The hallmark indicates it is from 1950, my parents birth year.

 

cwarmouth

Member
Oct 10, 2017
242
3
Hi Guys. I'm sorry that it has been so long since I posted anything. I'm a school administrator and this time of year is extremely busy for me... finishing up one school year, preparing for next year, doing evaluations, getting new hires lined up... But I have managed to get some work in on this pipe. I actually am about ready to apply wax and polish the band. Here are some pics of how it was a few days ago. Here the pipe has been reamed, cleaned, sanitized, and the finish has been removed down to the bare briar and it has been sanded with 220 grit. Since these pics it has been sanded all the way to 5000 grit (400, 800, 1000, 1500, 2000, 2500, 5000) and the contrast stain has been applied. I haven't uploaded any of those photos yet. But anyway, enough of all that.







 

cwarmouth

Member
Oct 10, 2017
242
3
Turning my attention to the stem for a bit...
Someone obviously clenched this pipe with their teeth right up next to ridge. There was chatter and one big bite mark that was about to break through. I did what I could to raise the dents with heat and then sand down the high spots. It worked pretty well, but not completely. The remaining low spots had to be filled so I used a mixture of superglue and graphite powder. Once that was complete I sanded the whole stem with 400, 800, 1000, 1500, 2000, 2500, and magic eraser. Then used a polishing compound on a buffing wheel to get the high luster. I think it turned out pretty good.
Before pic: This dent doesn't look as bad in the pic as it was. Close inspection revealed that it was close to breaking through.

Just after the repair. Has only been sanded with 400 at this point.


After final polishing. Some obsidian oil will probably make the repair less visible but I am all out at the moment.



 

mikethompson

Preferred Member
Jun 26, 2016
5,627
3,530
That stem looks great Carl!
I've heard of the graphite powder / super glue trick before, it looks flawless to me.

 

cwarmouth

Member
Oct 10, 2017
242
3
How about some before and after shots of that metal band?

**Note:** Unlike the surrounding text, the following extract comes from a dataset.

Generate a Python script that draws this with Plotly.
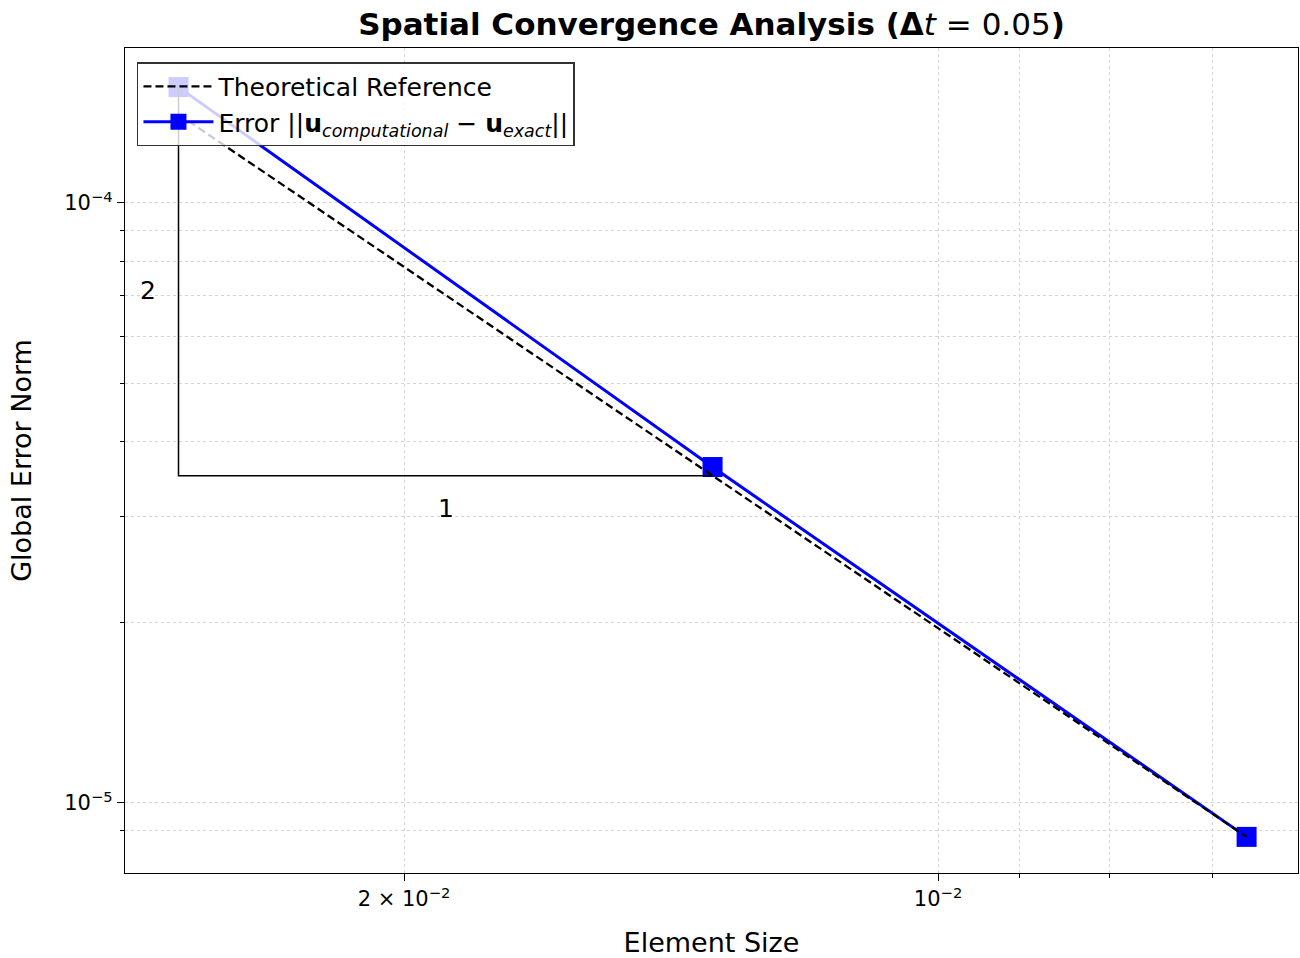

Check out the finger prints and specks of dust on the stem! Those are not noticeable with the naked eye. Likewise the high level of detail in the pics makes the band look a little worse than it looks in real life. It is super shiny and smoother looking.

 

saltedplug

Preferred Member
Aug 20, 2013
3,450
804
I could almost cry at the history of the wood and band before the restoration and definitely could at the restored beauty afterward. Such a pretty pipe after all that work, and more to come once the stummel is finished.
Is that what they call an orific bit?

 

irishearl

Preferred Member
Aug 2, 2016
1,271
861
He does nice work indeed. But, that is not an orific bit as I understand the term. Those types were the sorts you'd see on pipes from the early 20th century and were round or oval in nature. That looks like a Pete p-lip to me.